Worse still, this now puts impartiality and accuracy into conflict.
Impartiality v Accuracy
The BBC Charter Agreement says it should do all it can “to ensure that controversial subjects are treated with due accuracy and impartiality” in its news and other output dealing with matters of political or industrial controversy.
The problem is that sometimes the truth is controversial. To understand the BBC’s conflicting motives, one need only look at climate change.
Climate Change is real. Climate Change is also man made. Scientific research over many decades has arrived at this conclusion. But climate change is controversial too, because it requires policy responses that some people or companies don’t like.
To maintain impartiality, and also access to politicians who don’t like climate change but are needed for other stories too, the BBC has thus stuck to its platforming of both sides.
The problem with this is that it pits lies against truth as equals. This is a bit like if you have a colonoscopy and the doctor tells you you have a large tumour that needs surgery, but the hospital then introduces you to Les from accounts to say “nah, probably just a bit of wind or a dodgy curry.”

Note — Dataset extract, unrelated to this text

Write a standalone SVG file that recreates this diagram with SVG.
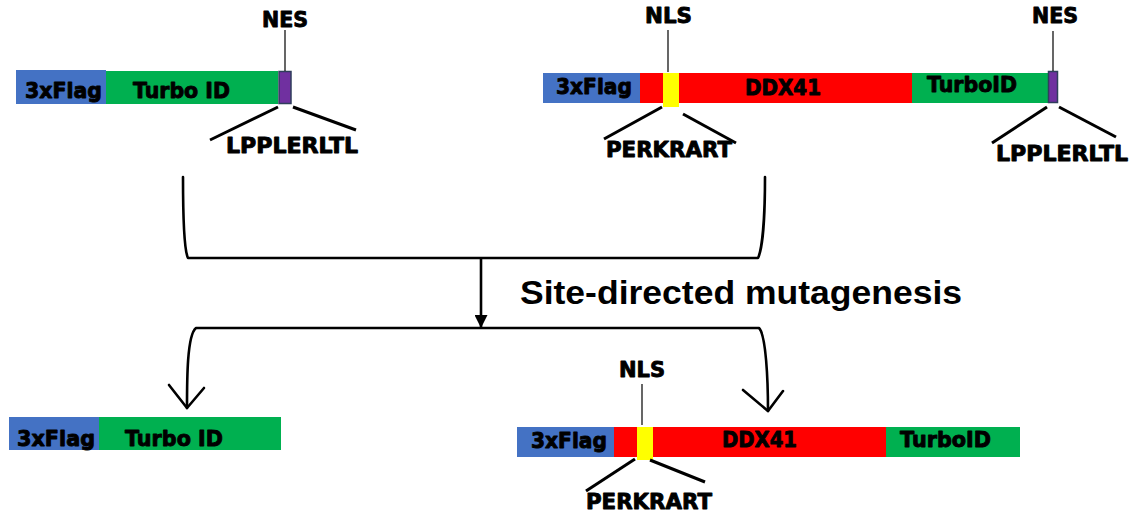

That matters. Certain newspapers, broadcasters and websites have sponsorship or other incentives to deny climate change, so they lie.
Their readers might genuinely therefore believe climate change is not real, while at the same time, politicians have an obvious incentive to appeal to readers who are also voters.
So the BBC is faced with a motivational quandary. It must choose between being innacurate or being biassed, which in turn puts access at risk and thus endangers future accuracy on other news.
Unless of course, everyone stops lying.
Or the BBC is given power to subpoena MPs.